Planning Commission official questioned by JPC on 2G
New Delhi: A senior bureaucrat was on Thursday questioned by JPC on 2G on her 'failure' to raise the issue of revision of entry fee for universal access service licences at the meeting of the Telecom Commission after the government allocated the controversial 2G licences.
Secretary Planning in the Planning Commission Sindhushree Khullar appeared before the Joint Parliamentary Committee (JPC) in her capacity as Additional Secretary in the Department of Economic Affairs between April, 2007 and November, 2008.
She told the Committee that the agenda of the January 15, 2008 meeting included spectrum pricing and not entry fee. The meeting, which was earlier to take place on January 9, 2008, was postponed to January 15 after the 2G licences were allocated.
When asked why she did not raise the issue of entry fee with the permission of the Telecom Commission Chairman, she replied that she did not feel it appropriate to take up the matter when it was not listed, JPC Chairman P C Chacko said.

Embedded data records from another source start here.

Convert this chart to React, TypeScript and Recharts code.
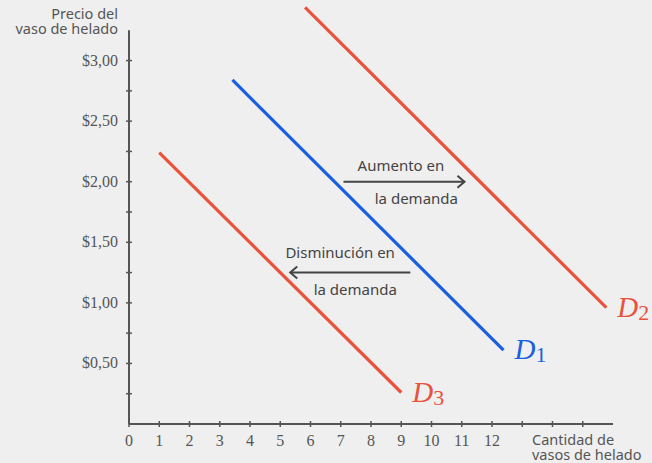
import { LineChart, Line, XAxis, YAxis, ReferenceLine, ReferenceDot } from 'recharts'

// cantidad (q) vs precio (p)
const demand1 = [
  { q: 3.42, p: 2.84 },
  { q: 12.38, p: 0.61 },
]
const demand2 = [
  { q: 5.82, p: 3.44 },
  { q: 15.78, p: 0.96 },
]
const demand3 = [
  { q: 1.0, p: 2.24 },
  { q: 9.0, p: 0.26 },
]
const increaseArrow = [
  { q: 7.09, p: 2.0 },
  { q: 11.09, p: 2.0 },
]
const decreaseArrow = [
  { q: 9.3, p: 1.25 },
  { q: 5.33, p: 1.25 },
]

const xTicks = [0, 1, 2, 3, 4, 5, 6, 7, 8, 9, 10, 11, 12, 13, 14, 15]
const xLabelMax = 12
const yTicks = [0.25, 0.5, 0.75, 1, 1.25, 1.5, 1.75, 2, 2.25, 2.5, 2.75, 3]
const yAxisTop = 3.25

const notes = [
  { q: 8.99, p: 2.13, text: 'Aumento en' },
  { q: 9.5, p: 1.86, text: 'la demanda' },
  { q: 6.98, p: 1.41, text: 'Disminución en' },
  { q: 7.48, p: 1.11, text: 'la demanda' },
]

const yTitle = ['Precio del', 'vaso de helado']
const xTitle = ['Cantidad de', 'vasos de helado']

const RED = '#e9523b'
const BLUE = '#1a5fe0'
const INK = '#555'
const SANS = '"Noto Sans", sans-serif'
const SERIF = '"Liberation Serif", serif'

function fmtPrice(v: number) {
  return '$' + v.toFixed(2).replace('.', ',')
}

function YTick(props: any) {
  const { x, y, payload } = props
  const v = payload.value as number
  const showLabel = Math.abs(v * 2 - Math.round(v * 2)) < 1e-6
  return (
    <g>
      <line x1={x + 8} x2={x + 14} y1={y} y2={y} stroke={INK} strokeWidth={1.5} />
      {showLabel && (
        <text x={x} y={y + 5} textAnchor="end" fontFamily={SERIF} fontSize={16} fill={INK}>
          {fmtPrice(v)}
        </text>
      )}
    </g>
  )
}

function XTick(props: any) {
  const { x, y, payload } = props
  const v = payload.value as number
  return (
    <g>
      <line x1={x} x2={x} y1={y - 14} y2={y - 8} stroke={INK} strokeWidth={1.5} />
      {v <= xLabelMax && (
        <text x={x} y={y + 11} textAnchor="middle" fontFamily={SERIF} fontSize={16} fill={INK}>
          {v}
        </text>
      )}
    </g>
  )
}

function arrowDot(data: { q: number; p: number }[]) {
  const dir = Math.sign(data[data.length - 1].q - data[0].q)
  return (props: any) => {
    const { cx, cy, index } = props
    if (index !== data.length - 1) return <g key={index} />
    return (
      <polyline
        key={index}
        points={`${cx - dir * 7},${cy - 6} ${cx},${cy} ${cx - dir * 7},${cy + 6}`}
        fill="none"
        stroke="#444"
        strokeWidth={2}
      />
    )
  }
}

function demandLabel(sub: string, color: string) {
  return (props: any) => {
    const { cx, cy } = props
    return (
      <text x={cx + 11} y={cy + 9} fill={color} fontFamily={SERIF}>
        <tspan fontStyle="italic" fontSize={29}>D</tspan>
        <tspan fontSize={22} dy={3}>{sub}</tspan>
      </text>
    )
  }
}

export default function App() {
  return (
    <div style={{ position: 'absolute', left: 0, top: 0, width: 652, height: 463, background: '#efefef' }}>
      <LineChart width={652} height={463} margin={{ top: 0, right: 39, left: 0, bottom: 0 }}>
        <XAxis
          type="number"
          dataKey="q"
          domain={[0, 16]}
          ticks={xTicks}
          interval={0}
          height={39}
          tickSize={3}
          tickMargin={8}
          tickLine={false}
          axisLine={{ stroke: INK, strokeWidth: 2 }}
          tick={<XTick />}
        />
        <YAxis
          type="number"
          dataKey="p"
          domain={[0, 3.5]}
          ticks={yTicks}
          interval={0}
          width={129}
          tickSize={3}
          tickMargin={8}
          tickLine={false}
          axisLine={false}
          tick={<YTick />}
        />
        <ReferenceLine
          segment={[{ x: 0, y: 0 }, { x: 0, y: yAxisTop }]}
          stroke={INK}
          strokeWidth={2}
        />
        <Line data={demand3} dataKey="p" stroke={RED} strokeWidth={3.2} dot={false} isAnimationActive={false} />
        <Line data={demand1} dataKey="p" stroke={BLUE} strokeWidth={3.2} dot={false} isAnimationActive={false} />
        <Line data={demand2} dataKey="p" stroke={RED} strokeWidth={3.2} dot={false} isAnimationActive={false} />
        <Line
          data={increaseArrow}
          dataKey="p"
          stroke="#444"
          strokeWidth={2}
          dot={arrowDot(increaseArrow)}
          isAnimationActive={false}
        />
        <Line
          data={decreaseArrow}
          dataKey="p"
          stroke="#444"
          strokeWidth={2}
          dot={arrowDot(decreaseArrow)}
          isAnimationActive={false}
        />
        {notes.map((n, i) => (
          <ReferenceDot
            key={i}
            x={n.q}
            y={n.p}
            r={0}
            ifOverflow="visible"
            shape={(props: any) => (
              <text x={props.cx} y={props.cy + 5} textAnchor="middle" fontFamily={SANS} fontSize={15} fill="#444">
                {n.text}
              </text>
            )}
          />
        ))}
        <ReferenceDot
          x={demand1[1].q}
          y={demand1[1].p}
          r={0}
          ifOverflow="visible"
          shape={demandLabel('1', BLUE)}
        />
        <ReferenceDot
          x={demand2[1].q}
          y={demand2[1].p}
          r={0}
          ifOverflow="visible"
          shape={demandLabel('2', RED)}
        />
        <ReferenceDot
          x={demand3[1].q}
          y={demand3[1].p}
          r={0}
          ifOverflow="visible"
          shape={demandLabel('3', RED)}
        />
        <ReferenceDot
          x={0}
          y={yAxisTop}
          r={0}
          ifOverflow="visible"
          shape={(props: any) => (
            <g>
              {yTitle.map((t, i) => (
                <text key={i} x={props.cx - 11} y={props.cy - 11 + i * 15} textAnchor="end" fontFamily={SANS} fontSize={14.5} fill={INK}>
                  {t}
                </text>
              ))}
            </g>
          )}
        />
        <ReferenceDot
          x={16}
          y={0}
          r={0}
          ifOverflow="visible"
          shape={(props: any) => (
            <g>
              {xTitle.map((t, i) => (
                <text key={i} x={props.cx - 81} y={props.cy + 21 + i * 15} fontFamily={SANS} fontSize={14.5} fill={INK}>
                  {t}
                </text>
              ))}
            </g>
          )}
        />
      </LineChart>
    </div>
  )
}
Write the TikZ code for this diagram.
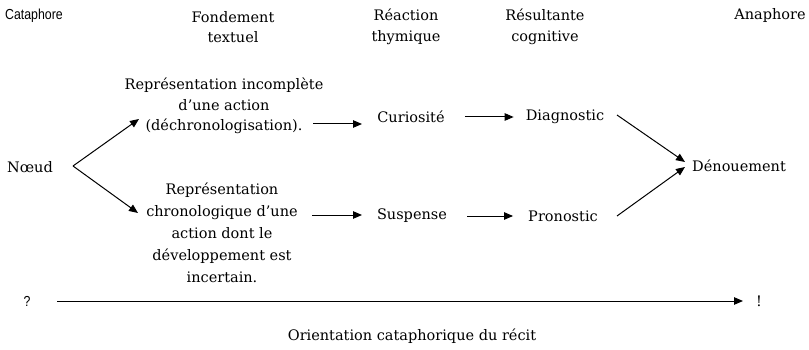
\documentclass[tikz,border=0pt]{standalone}
\usepackage{fontspec}
\setmainfont{DejaVu Serif}
\newfontfamily\sansf{Liberation Sans}[FakeStretch=0.85]
\usetikzlibrary{arrows.meta}
\begin{document}
\begin{tikzpicture}[x=1pt,y=-1pt,
  txt/.style={inner sep=0pt,align=center,font=\fontsize{14.5}{20.5}\selectfont},
  txtb/.style={inner sep=0pt,align=center,font=\fontsize{14.5}{22}\selectfont},
  arr/.style={-{Triangle[length=9pt,width=7.5pt]},line width=1pt}]
\useasboundingbox (0,0) rectangle (809,350);
% headers
\node[inner sep=0pt,anchor=west,font=\sansf\fontsize{14.5}{16}\selectfont] (cat) at (5,16) {Cataphore};
\node[txt] (fond) at (233,27) {Fondement\\textuel};
\node[txt] (reac) at (406,27) {Réaction\\thymique};
\node[txt] (res) at (545,27) {Résultante\\cognitive};
\node[txt] (ana) at (770,16) {Anaphore};
% body
\node[txt,anchor=west] (noeud) at (7,167) {Nœud};
\node[txt] (inc) at (224,106) {Représentation incomplète\\d’une action\\(déchronologisation).};
\node[txtb] (chr) at (222,233) {Représentation\\chronologique d’une\\action dont le\\développement est\\incertain.};
\node[txt] (cur) at (411,117) {Curiosité};
\node[txt] (diag) at (565,117) {Diagnostic};
\node[txt] (sus) at (412,216) {Suspense};
\node[txt] (pron) at (563,216) {Pronostic};
\node[txt,anchor=west] (den) at (692,166) {Dénouement};
% bottom
\node[inner sep=0pt,font=\sansf\fontsize{14.5}{16}\selectfont] (q) at (27,301) {?};
\node[txt] (ex) at (759,301) {!};
\node[txt] (ori) at (412,336) {Orientation cataphorique du récit};
% connector ends
\coordinate (v) at (73,166);
\coordinate (tipup) at (139,119);
\coordinate (tipdn) at (138,213);
\coordinate (a1) at (313,124);
\coordinate (a1e) at (362,124);
\coordinate (a3) at (312,215);
\coordinate (a3e) at (362,215);
\coordinate (d1) at (617,115);
\coordinate (d2) at (617,216);
\coordinate (dt1) at (685,162);
\coordinate (dt2) at (685,167);
% connectors
\draw[arr] (v) -- (tipup);
\draw[arr] (v) -- (tipdn);
\draw[arr] (a1) -- (a1e);
\draw[arr] (a3) -- (a3e);
\draw[arr,shorten <=20pt,shorten >=12pt] (cur.east) -- (diag.west);
\draw[arr,shorten <=20pt,shorten >=15pt] (sus.east) -- (pron.west);
\draw[arr] (d1) -- (dt1);
\draw[arr] (d2) -- (dt2);
\draw[arr] ([xshift=30pt]q.center) -- ([xshift=-16pt]ex.center);
\end{tikzpicture}
\end{document}
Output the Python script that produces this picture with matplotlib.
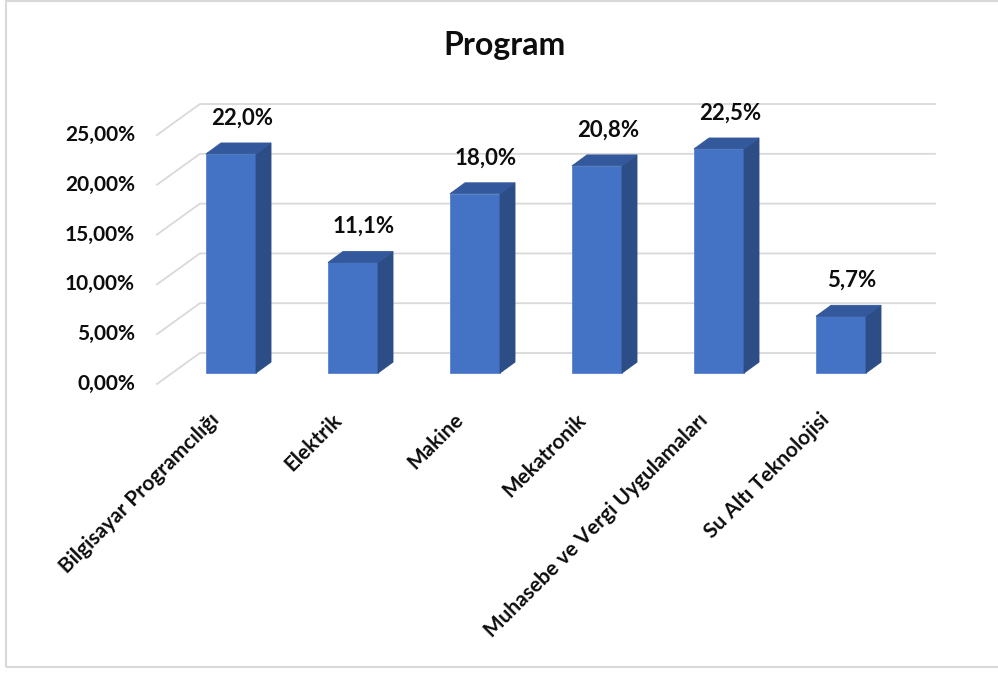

There had been demands to call Khullar as she, along with then Finance Secretary D Subbarao, had reportedly opposed DoT's proposal to allocate spectrum at 2001 prices.
On a question whether it was eventually agreed between the Finance Ministry and the DoT that the spectrum beyond 6.2 Mhz would be charged, Khullar said while discussions continued in the Finance Ministry, she was not a party to it.
Records with JPC show there was an agreement, Chacko said.
On being asked about using a 'non-paper' for communicating views of the Finance Ministry to DoT, she informed that it was used in the form of an 'approach paper' which formed the basis of discussion between the Finance Secretary and the Secretary, Telecom in the meetings which were to take place in due course.
Gurudas Dasgupta of the CPI slammed the Finance Ministry for not being "serious on important issue by using non-papers". Shashi Tharoor of the Congress said the document was actually not a "non-paper" as it had a header and was signed.
His remarks were termed by Dasgupta as an attempt to "shield" a witness. After a brief exchange of words, Dasgupta staged a walkout.